Sunday, September 16, 2012

British Sea Power: Open Season


BRITISH SEA POWER: OPEN SEASON (2005)

1) It Ended On An Oily Stage; 2) Be Gone; 3) How Will I Ever Find My Way Home?; 4) Like A Honeycomb; 5) Please Stand Up; 6) North Hanging Rock; 7) To Get To Sleep; 8) Victorian Ice; 9) Oh Larsen B; 10) The Land Be­yond; 11) True Adventures.

EPIC alert! Maybe, this time around, fueled by the critical success of Arcade Fire, British Sea Power hit it loud, proud, and hyper-arch-pretentious, and never let go for even one second. «Sea power» indeed — Pathos, with a capital P, roars and thrashes here with ferocious wave amplitude.
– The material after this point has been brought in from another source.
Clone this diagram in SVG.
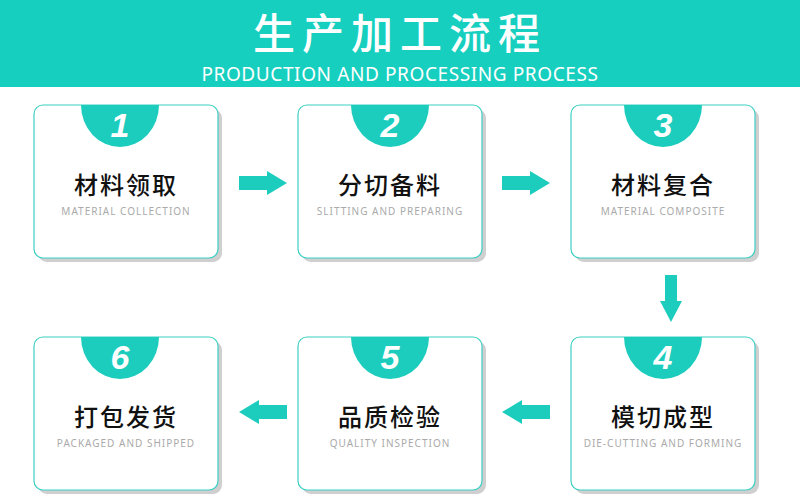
<svg xmlns="http://www.w3.org/2000/svg" width="800" height="501" viewBox="0 0 800 501">
<defs>
<style>
.box{fill:#fff;stroke:#3ccfc3;stroke-width:1.2}
.sh{fill:#cfcfcf}
.num{fill:#fff;font:italic bold 34px "Liberation Sans",sans-serif;text-anchor:middle}
.cn{fill:#111;font:500 24px "Noto Sans CJK SC",sans-serif;text-anchor:middle;letter-spacing:2px}
.en{fill:#aaa;font:10px "Noto Sans",sans-serif;text-anchor:middle;letter-spacing:1px}
.arr{fill:#1ccdbe}
</style>
</defs>
<rect x="0" y="0" width="800" height="87" fill="#17cfbf"/>
<text x="400" y="49" fill="#fff" font-family="Noto Sans CJK SC,sans-serif" font-weight="500" font-size="42" text-anchor="middle" letter-spacing="7">生产加工流程</text>
<text x="400" y="81" fill="#fff" font-family="Noto Sans,sans-serif" font-size="19" text-anchor="middle" letter-spacing="0.6">PRODUCTION AND PROCESSING PROCESS</text>
<g id="n1" transform="translate(34,105)">
<rect class="sh" x="4" y="4" width="184" height="153" rx="9"/><rect class="box" width="184" height="153" rx="9"/>
<path d="M47,0 A39,42 0 0 0 125,0 Z" fill="#1ccdbe"/><text class="num" x="86" y="32">1</text>
<text class="cn" x="92" y="89">材料领取</text><text class="en" x="92" y="110">MATERIAL COLLECTION</text></g>
<g id="n2" transform="translate(298,105)">
<rect class="sh" x="4" y="4" width="184" height="153" rx="9"/><rect class="box" width="184" height="153" rx="9"/>
<path d="M53,0 A39,42 0 0 0 131,0 Z" fill="#1ccdbe"/><text class="num" x="92" y="32">2</text>
<text class="cn" x="92" y="89">分切备料</text><text class="en" x="92" y="110">SLITTING AND PREPARING</text></g>
<g id="n3" transform="translate(571,105)">
<rect class="sh" x="4" y="4" width="184" height="153" rx="9"/><rect class="box" width="184" height="153" rx="9"/>
<path d="M53,0 A39,42 0 0 0 131,0 Z" fill="#1ccdbe"/><text class="num" x="92" y="32">3</text>
<text class="cn" x="92" y="89">材料复合</text><text class="en" x="92" y="110">MATERIAL COMPOSITE</text></g>
<g id="n4" transform="translate(571,337)">
<rect class="sh" x="4" y="4" width="184" height="153" rx="9"/><rect class="box" width="184" height="153" rx="9"/>
<path d="M53,0 A39,42 0 0 0 131,0 Z" fill="#1ccdbe"/><text class="num" x="92" y="32">4</text>
<text class="cn" x="92" y="89">模切成型</text><text class="en" x="92" y="110">DIE-CUTTING AND FORMING</text></g>
<g id="n5" transform="translate(298,337)">
<rect class="sh" x="4" y="4" width="184" height="153" rx="9"/><rect class="box" width="184" height="153" rx="9"/>
<path d="M53,0 A39,42 0 0 0 131,0 Z" fill="#1ccdbe"/><text class="num" x="92" y="32">5</text>
<text class="cn" x="92" y="89">品质检验</text><text class="en" x="92" y="110">QUALITY INSPECTION</text></g>
<g id="n6" transform="translate(34,337)">
<rect class="sh" x="4" y="4" width="184" height="153" rx="9"/><rect class="box" width="184" height="153" rx="9"/>
<path d="M47,0 A39,42 0 0 0 125,0 Z" fill="#1ccdbe"/><text class="num" x="86" y="32">6</text>
<text class="cn" x="92" y="89">打包发货</text><text class="en" x="92" y="110">PACKAGED AND SHIPPED</text></g>
<g id="connectors" class="arr">
<path d="M239,176 H267 V171 L287,183 L267,195 V190 H239 Z"/>
<path d="M502,176 H530 V171 L550,183 L530,195 V190 H502 Z"/>
<path d="M665,275 V301 H660 L671,322 L682,301 H677 V275 Z"/>
<path d="M550,405 H522 V400 L502,412 L522,424 V419 H550 Z"/>
<path d="M287,405 H259 V400 L239,412 L259,424 V419 H287 Z"/>
</g>
</svg>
If it weren't for Yan's «anthemic loudest whisper in the world», I'd say they were trying to outdo U2 and The Cure rolled together on most of these tracks, but since the man is so obviously «vo­cally challenged» (yet tries to turn it to his advantage), the comparison would be somewhat off.

Surprisingly, the songs are good! I will admit that I totally hated this upon first listen — the stubborn hooks had no intention of climbing out from under all the walls of sound, and the monotonousness of it all weighed heavy on the soul. As in, if you want to make something that loud, that romantic, that pathetic, make it short and sweet: ten songs in a row based on the same approach and groping in the same limited bag of tricks (simple 4/4 beats, droning electric or strumming acoustic rhythms, atmospheric keyboard / female vocal background) get annoying very quickly if each one is slap­ped with the seal of «Hello, I am The Artist, and I am here to help you Get Inspired».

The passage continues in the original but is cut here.